Before I started my role with DRCSAS, I thought I had a pretty good understanding of the prevalence of sexual violence within our society. I had occasionally heard the term ‘epidemic’ used to describe it, and thought that this must be an exaggeration in 21st century Britain. I was mistaken.
As a new employee, it was mandatory for me to take part in the core training programme delivered by the organisation. The OCN London accredited course, ‘Understanding and Working with Sexual Violence’, left no stone unturned in exploring the difficult issues that surround this subject.
It quickly became apparent to me that acts of sexual violence and issues of gender inequality permeate every aspect of our society. They so often pass unnoticed and unchallenged, accepted as part and parcel of daily life and explained away with an eyeroll, a wry smile or comments of ‘it’s a man’s world’.
It is only when one starts to peel away the layers of daily life that we can truly appreciate the many ways in which women are treated as ‘lesser’ – women typically earn less money across a lifetime because the responsibility of childcare is assumed to be theirs. When they are able to work, they can often be in insecure, poorly paid jobs. Women are advised to follow ‘safe routes’ after dark, to ‘let someone know’ where they’re going and what time they’re expected back. Women take care to dress ‘appropriately’ for different contacts, to avoid unwelcome comments or attention. This informal monitoring and surveillance illustrates just how much women’s behaviours are restricted and scrutinised, on a daily basis.

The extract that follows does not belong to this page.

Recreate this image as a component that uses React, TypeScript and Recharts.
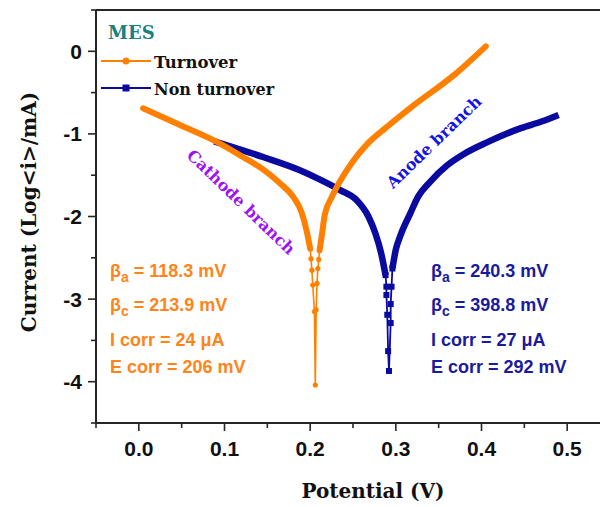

I accept that our organisation’s work operates within a ‘feminist bubble’ but to shy away from uncomfortable conversations simply because they’re difficult, is to undermine the experiences of survivors. In so doing, it reduces pressure on policy-makers to make the systemic changes needed to address the way girls and women are treated from a very young age. Sexual violence isn’t simply a ‘women’s issue’ – it’s society’s issue and I’m pleased to be playing a part in an organisation that defends the right of survivors to thrive and live the lives they deserve.